Ce sont ces doctrines qui ont été l’origine véritable de l’œuvre de Smith : « La richesse des nations. »

On a bien dit que Smith professait à Glasgow les doctrines mêmes qu’il a ensuite consignées dans son livre. Mais on ne possède pas une ligne de son enseignement. Il peut être vrai qu’il ait parlé à Glasgow en faveur de la liberté du commerce, mais il y avait nombre d’autres écrivains qui en faisaient autant.

En 1763, Smith voyageait à l’étranger comme précepteur du jeune duc de Buccleuch, et il fit à Paris la connaissance des économistes, alors à l’apogée de leur gloire. En 1766, il revint à Kirkcaldy, lieu de sa naissance, et consacra dix années à la composition de son ouvrage, qui parut en 1776. C’est donc une erreur absolue de considérer Smith soit comme le fondateur de l’économie politique, soit comme l’initiateur de la liberté commerciale. C’est en 1759 que fut publié le code des économistes, dont la liberté commerciale était un principe cardinal. L’ouvrage de Smith n’a paru qu’en 1776[1].

La même année, Condillac, le métaphysicien bien connu, publia un ouvrage intitulé « Le commerce et le gouvernement, » écrit sur un plan très semblable et dans un but identique à celui de Smith, à savoir que dans un échange les deux parties profitent ; mais sa démonstration n’est pas bien satisfaisante. Smith seul prouva, par un raisonnement irréfutable, beaucoup trop long et compliqué pour être rapporté ici, que le commerce profite des deux côtés, et, naturellement, par une conséquence nécessaire, que le commerce et les manufactures enrichissent une nation, et, par suite, que ceux qui s’y adonnent sont des travailleurs productifs.

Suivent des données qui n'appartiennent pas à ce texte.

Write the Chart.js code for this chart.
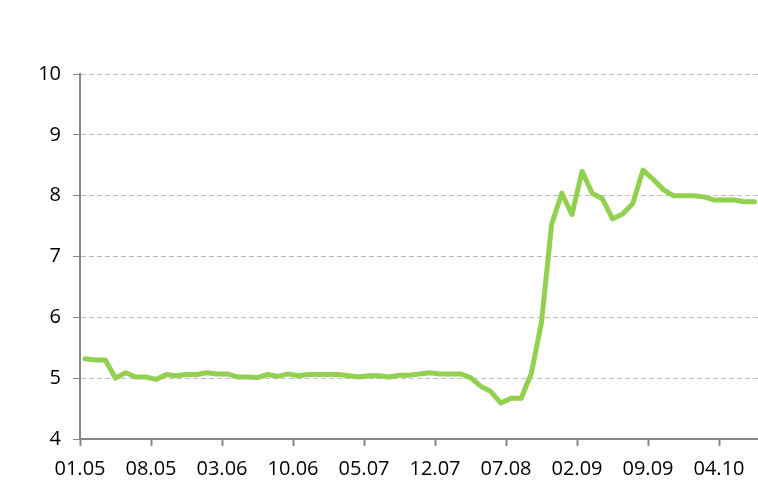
<!DOCTYPE html>
<html>
<head>
<meta charset="utf-8">
<script src="https://cdn.jsdelivr.net/npm/chart.js@4"></script>
<style>
  html, body { margin: 0; padding: 0; background: #fff; overflow: hidden; }
  #wrap { width: 801px; height: 487px; }
</style>
</head>
<body>
<div id="wrap"><canvas id="chart" width="801" height="487"></canvas></div>
<script>
// tick labels, one every 7 observations
const tickLabels = ['01.05', '08.05', '03.06', '10.06', '05.07', '12.07', '07.08', '02.09', '09.09', '04.10'];
const tickEvery = 7;

// series values
const values = [
  5.32, 5.30, 5.30, 5.00, 5.09, 5.02, 5.02, 4.98, 5.06, 5.04,
  5.06, 5.06, 5.09, 5.07, 5.07, 5.02, 5.02, 5.01, 5.06, 5.03,
  5.07, 5.04, 5.06, 5.06, 5.06, 5.06, 5.04, 5.02, 5.04, 5.04,
  5.02, 5.05, 5.05, 5.07, 5.09, 5.07, 5.07, 5.07, 5.01, 4.87,
  4.78, 4.59, 4.67, 4.67, 5.08, 5.92, 7.53, 8.04, 7.69, 8.40,
  8.04, 7.95, 7.62, 7.70, 7.87, 8.42, 8.27, 8.10, 8.00, 8.00,
  8.00, 7.98, 7.93, 7.93, 7.93, 7.90, 7.90
];

// each observation sits in the middle of its slot
const categories = values.map((v, i) => i + 0.5);

const axisGray = '#868686';
const font = { family: 'Open Sans', size: 20 };

new Chart(document.getElementById('chart').getContext('2d'), {
  type: 'line',
  data: {
    datasets: [{
      data: values.map((v, i) => ({ x: categories[i], y: v })),
      borderColor: '#92D050',
      borderWidth: 5,
      pointRadius: 0,
      tension: 0,
      borderJoinStyle: 'round',
      borderCapStyle: 'round'
    }]
  },
  options: {
    responsive: false,
    animation: false,
    layout: { padding: { top: 74, left: 0, right: 0, bottom: 0 } },
    plugins: { legend: { display: false }, tooltip: { enabled: false } },
    scales: {
      x: {
        type: 'linear',
        min: 0,
        max: tickLabels.length * tickEvery,
        afterFit: (scale) => { scale.height = 48; },
        ticks: {
          stepSize: tickEvery,
          autoSkip: false,
          maxRotation: 0,
          padding: 11,
          color: '#000',
          font: font,
          callback: (v) => tickLabels[v / tickEvery] ?? ''
        },
        grid: { drawOnChartArea: false, tickLength: 7, tickColor: axisGray, tickWidth: 2 },
        border: { color: axisGray, width: 2 }
      },
      y: {
        min: 4,
        max: 10,
        afterFit: (scale) => { scale.width = 80; },
        ticks: { stepSize: 1, padding: 12, color: '#000', font: font },
        grid: {
          color: '#BFBFBF',
          lineWidth: 1,
          tickLength: 7,
          tickColor: axisGray,
          tickBorderDash: [],
          tickWidth: 1
        },
        border: { color: axisGray, width: 2, dash: [5, 3] }
      }
    }
  }
});
</script>
</body>
</html>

Peut-être semble-t-il que la théorie est si évidente qu’elle n’a pas besoin d’être démontrée ; mais il est loin d’en être ainsi. À l’époque où Smith en fit la démonstration, c’était un vrai paradoxe, contraire à une opinion universelle et séculaire. C’est main-

  1. Cet aveu par l’éminent économiste anglais d’une vérité, qui n’est d’ailleurs pas contestable, est précieux à retenir.